● Task goal: Transcribe each line of the material as it is, and drop any picture.
** Begin Available data **
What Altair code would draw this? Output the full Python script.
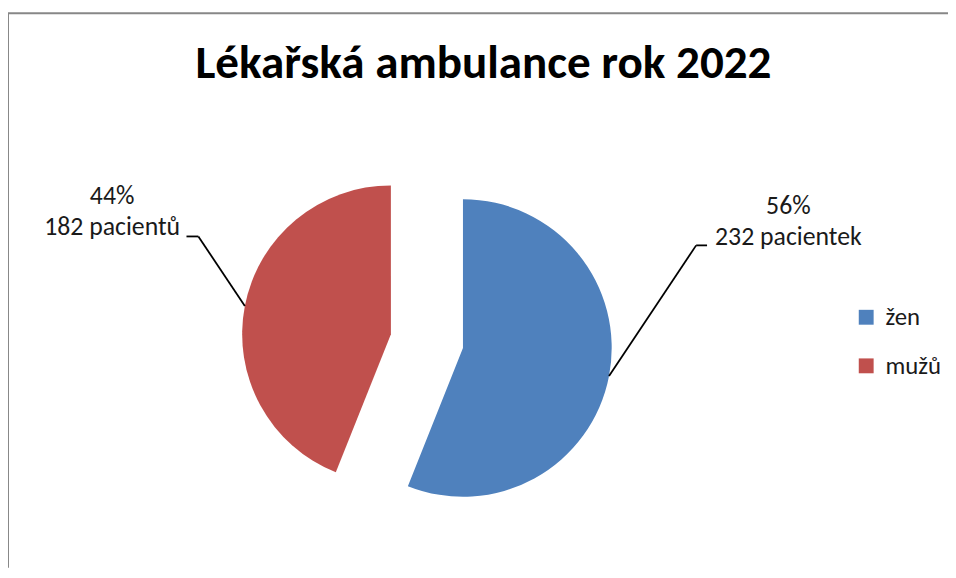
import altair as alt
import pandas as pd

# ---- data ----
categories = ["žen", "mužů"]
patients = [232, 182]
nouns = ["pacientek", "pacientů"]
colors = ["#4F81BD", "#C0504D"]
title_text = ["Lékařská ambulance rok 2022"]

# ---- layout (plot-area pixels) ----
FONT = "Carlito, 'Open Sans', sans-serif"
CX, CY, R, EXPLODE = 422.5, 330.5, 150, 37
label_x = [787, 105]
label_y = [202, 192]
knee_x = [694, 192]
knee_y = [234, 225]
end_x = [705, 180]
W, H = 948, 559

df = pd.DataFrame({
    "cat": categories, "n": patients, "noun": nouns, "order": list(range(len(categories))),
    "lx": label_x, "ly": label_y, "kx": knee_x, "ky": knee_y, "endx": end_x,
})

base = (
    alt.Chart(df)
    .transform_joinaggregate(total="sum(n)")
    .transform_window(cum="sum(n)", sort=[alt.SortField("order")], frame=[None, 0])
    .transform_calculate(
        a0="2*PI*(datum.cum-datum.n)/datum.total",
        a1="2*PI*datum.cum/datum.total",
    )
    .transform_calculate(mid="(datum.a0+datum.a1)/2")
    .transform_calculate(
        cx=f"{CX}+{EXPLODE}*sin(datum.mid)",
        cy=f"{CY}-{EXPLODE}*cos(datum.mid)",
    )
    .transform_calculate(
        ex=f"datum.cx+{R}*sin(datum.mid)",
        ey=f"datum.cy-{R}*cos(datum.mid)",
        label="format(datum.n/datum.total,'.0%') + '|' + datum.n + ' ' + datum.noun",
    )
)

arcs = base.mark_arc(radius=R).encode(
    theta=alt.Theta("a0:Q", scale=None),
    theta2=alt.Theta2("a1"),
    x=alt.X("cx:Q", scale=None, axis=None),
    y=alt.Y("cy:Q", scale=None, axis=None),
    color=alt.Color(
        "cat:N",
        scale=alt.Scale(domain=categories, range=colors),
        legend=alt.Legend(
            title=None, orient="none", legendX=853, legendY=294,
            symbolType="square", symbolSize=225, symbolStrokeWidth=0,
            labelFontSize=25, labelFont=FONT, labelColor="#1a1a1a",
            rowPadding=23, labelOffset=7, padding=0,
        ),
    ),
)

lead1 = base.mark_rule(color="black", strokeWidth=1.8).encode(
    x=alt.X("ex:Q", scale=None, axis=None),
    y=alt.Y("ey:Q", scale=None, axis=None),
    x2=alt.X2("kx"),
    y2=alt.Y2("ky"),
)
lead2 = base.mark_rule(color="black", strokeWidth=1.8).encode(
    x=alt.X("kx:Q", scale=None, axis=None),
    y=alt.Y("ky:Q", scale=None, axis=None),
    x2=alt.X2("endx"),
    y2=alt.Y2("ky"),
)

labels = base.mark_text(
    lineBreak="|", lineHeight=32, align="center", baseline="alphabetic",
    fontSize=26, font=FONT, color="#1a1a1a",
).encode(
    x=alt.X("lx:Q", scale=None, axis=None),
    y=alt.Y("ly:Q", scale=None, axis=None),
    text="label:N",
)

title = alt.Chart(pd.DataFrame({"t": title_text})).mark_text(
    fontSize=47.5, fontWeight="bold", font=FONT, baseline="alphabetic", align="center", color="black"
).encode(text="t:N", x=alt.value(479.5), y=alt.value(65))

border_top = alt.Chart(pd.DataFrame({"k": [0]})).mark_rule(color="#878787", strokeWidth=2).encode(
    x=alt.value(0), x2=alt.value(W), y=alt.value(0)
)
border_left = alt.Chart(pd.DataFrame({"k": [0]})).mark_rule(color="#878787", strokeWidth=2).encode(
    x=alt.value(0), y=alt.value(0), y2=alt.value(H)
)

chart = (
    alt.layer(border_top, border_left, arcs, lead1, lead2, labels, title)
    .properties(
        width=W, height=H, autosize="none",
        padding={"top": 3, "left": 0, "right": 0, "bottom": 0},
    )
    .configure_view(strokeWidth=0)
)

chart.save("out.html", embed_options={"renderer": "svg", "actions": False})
** End Available data **
● Correct answer:
What Altair code would draw this? Output the full Python script.
import altair as alt
import pandas as pd

# ---- data ----
categories = ["žen", "mužů"]
patients = [232, 182]
nouns = ["pacientek", "pacientů"]
colors = ["#4F81BD", "#C0504D"]
title_text = ["Lékařská ambulance rok 2022"]

# ---- layout (plot-area pixels) ----
FONT = "Carlito, 'Open Sans', sans-serif"
CX, CY, R, EXPLODE = 422.5, 330.5, 150, 37
label_x = [787, 105]
label_y = [202, 192]
knee_x = [694, 192]
knee_y = [234, 225]
end_x = [705, 180]
W, H = 948, 559

df = pd.DataFrame({
    "cat": categories, "n": patients, "noun": nouns, "order": list(range(len(categories))),
    "lx": label_x, "ly": label_y, "kx": knee_x, "ky": knee_y, "endx": end_x,
})

base = (
    alt.Chart(df)
    .transform_joinaggregate(total="sum(n)")
    .transform_window(cum="sum(n)", sort=[alt.SortField("order")], frame=[None, 0])
    .transform_calculate(
        a0="2*PI*(datum.cum-datum.n)/datum.total",
        a1="2*PI*datum.cum/datum.total",
    )
    .transform_calculate(mid="(datum.a0+datum.a1)/2")
    .transform_calculate(
        cx=f"{CX}+{EXPLODE}*sin(datum.mid)",
        cy=f"{CY}-{EXPLODE}*cos(datum.mid)",
    )
    .transform_calculate(
        ex=f"datum.cx+{R}*sin(datum.mid)",
        ey=f"datum.cy-{R}*cos(datum.mid)",
        label="format(datum.n/datum.total,'.0%') + '|' + datum.n + ' ' + datum.noun",
    )
)

arcs = base.mark_arc(radius=R).encode(
    theta=alt.Theta("a0:Q", scale=None),
    theta2=alt.Theta2("a1"),
    x=alt.X("cx:Q", scale=None, axis=None),
    y=alt.Y("cy:Q", scale=None, axis=None),
    color=alt.Color(
        "cat:N",
        scale=alt.Scale(domain=categories, range=colors),
        legend=alt.Legend(
            title=None, orient="none", legendX=853, legendY=294,
            symbolType="square", symbolSize=225, symbolStrokeWidth=0,
            labelFontSize=25, labelFont=FONT, labelColor="#1a1a1a",
            rowPadding=23, labelOffset=7, padding=0,
        ),
    ),
)

lead1 = base.mark_rule(color="black", strokeWidth=1.8).encode(
    x=alt.X("ex:Q", scale=None, axis=None),
    y=alt.Y("ey:Q", scale=None, axis=None),
    x2=alt.X2("kx"),
    y2=alt.Y2("ky"),
)
lead2 = base.mark_rule(color="black", strokeWidth=1.8).encode(
    x=alt.X("kx:Q", scale=None, axis=None),
    y=alt.Y("ky:Q", scale=None, axis=None),
    x2=alt.X2("endx"),
    y2=alt.Y2("ky"),
)

labels = base.mark_text(
    lineBreak="|", lineHeight=32, align="center", baseline="alphabetic",
    fontSize=26, font=FONT, color="#1a1a1a",
).encode(
    x=alt.X("lx:Q", scale=None, axis=None),
    y=alt.Y("ly:Q", scale=None, axis=None),
    text="label:N",
)

title = alt.Chart(pd.DataFrame({"t": title_text})).mark_text(
    fontSize=47.5, fontWeight="bold", font=FONT, baseline="alphabetic", align="center", color="black"
).encode(text="t:N", x=alt.value(479.5), y=alt.value(65))

border_top = alt.Chart(pd.DataFrame({"k": [0]})).mark_rule(color="#878787", strokeWidth=2).encode(
    x=alt.value(0), x2=alt.value(W), y=alt.value(0)
)
border_left = alt.Chart(pd.DataFrame({"k": [0]})).mark_rule(color="#878787", strokeWidth=2).encode(
    x=alt.value(0), y=alt.value(0), y2=alt.value(H)
)

chart = (
    alt.layer(border_top, border_left, arcs, lead1, lead2, labels, title)
    .properties(
        width=W, height=H, autosize="none",
        padding={"top": 3, "left": 0, "right": 0, "bottom": 0},
    )
    .configure_view(strokeWidth=0)
)

chart.save("out.html", embed_options={"renderer": "svg", "actions": False})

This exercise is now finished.